Джесс хорошо говорил по-французски, но некоторые выражения, подобные этому, ему не давались.
— Я… Как вы сказали?
— Вам больно?
— Да нет, ничего…
И он добавил нечто совершенно меня ошеломившее:
— Когда я играл в бейсбол, мне доставалось похуже!
— Я хотела кое-что спросить у вас, месье…
Ох, уж этот все понимающий взгляд!
— Вы думаете вернуться в Америку?
— Зачем?
— Учитывая, что мадам…
— Нет, Луиза, я остаюсь.
Голова моя наполнилась радостной музыкой. На его бледном лице появилась едва уловимая улыбка.
— Моя мать была здесь, месье.
— Да?
— Она приходила выразить соболезнование.
— Спасибо.
— Она также хочет, чтобы я вернулась домой.
Надо было сейчас же разрешить возникшую проблему. Мне не хотелось, чтобы надо мной висела угроза. Лучше сразу на что-то решиться, чтобы потом не ломать себе голову.
— Почему она хочет вашего возвращения?
— Она говорит, что девушка не должна оставаться с одиноким мужчиной.
— Почему?
Свойственное ему чистосердечие!
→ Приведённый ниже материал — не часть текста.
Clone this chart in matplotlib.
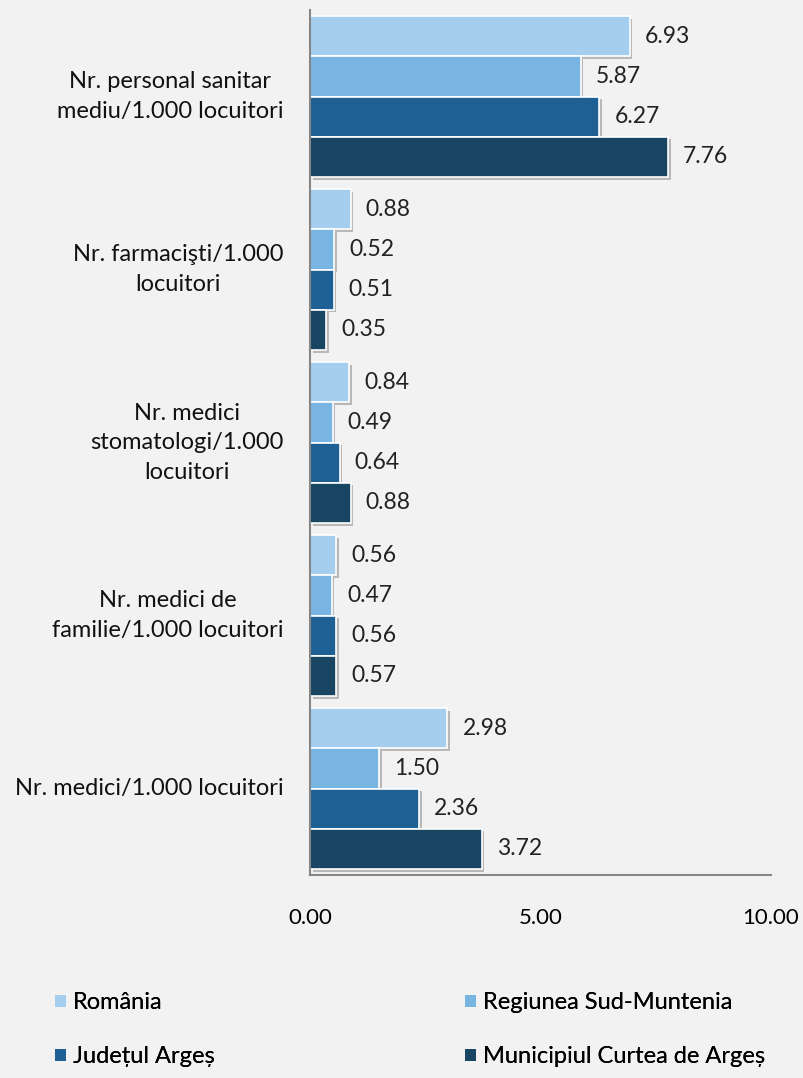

Жалко, что мама не слышала его вопроса.
— Ну, как вам сказать…
Мне стало стыдно. Я подумала, что тело Тельмы еще не предано земле, даже не положено в гроб, а я пристаю с глупостями, при этом лицемерно кокетничая.
— Ах, вот в чем дело, — вздохнул Джесс. Он поглаживал небритый подбородок, начинавший обрастать рыжей щетиной.
— Вы собираетесь послушаться матери?
— Нет, месье, я останусь здесь так долго, как вам будет угодно.
— Тогда в чем же дело?
— Я несовершеннолетняя, и если мать станет настаивать…
Здоровой рукой он как бы дал шлепок невидимому животному.
— Она не станет настаивать. Вы хорошо знаете, как ее можно убедить.
Ничуть не смущаясь, он потер большим пальцем об указательный.
Деньги! С ума сойти, как американцы уверены в могуществе доллара.
— Спасибо, — сказала я, опустив голову. — Вы не хотите прилечь?
— Нет, я должен заняться некоторыми вещами…
— Разумеется. Могу я помочь вам?
— Можете. Нам обоим предстоит большая работа.
— Скажите… Скажите, мадам похоронят в Америке?
— Да.
— Вы не поедете на похороны?
— Нет. Капеллан штаб-квартиры НАТО отслужит здесь заупокойную мессу.
Он с трудом поднялся и подошел к проигрывателю. Все было готово, чтобы запустить его, стопка пластинок лежала рядом. Мне показалось, что он включит его, и я остолбенела. Но Джесс схватил пластинки и швырнул их в камин.
— Так же надо поступить и со всем остальным, Луиза.
— Я не понимаю.
— Надо собрать вещи моей жены и раздать их бедным.
— Всю одежду?
— Да, всю. И остальное тоже — мелочи, белье… Все!
Он облокотился о камин, уткнулся лбом в изгиб руки и стал что-то говорить по-английски. Должно быть, то были стихи, судя по ритмическому звучанию фраз. Я заплакала, охваченная внезапной, бьющей через край жалостью. Он страдал на свой и только ему свойственный манер, Джесс Руленд.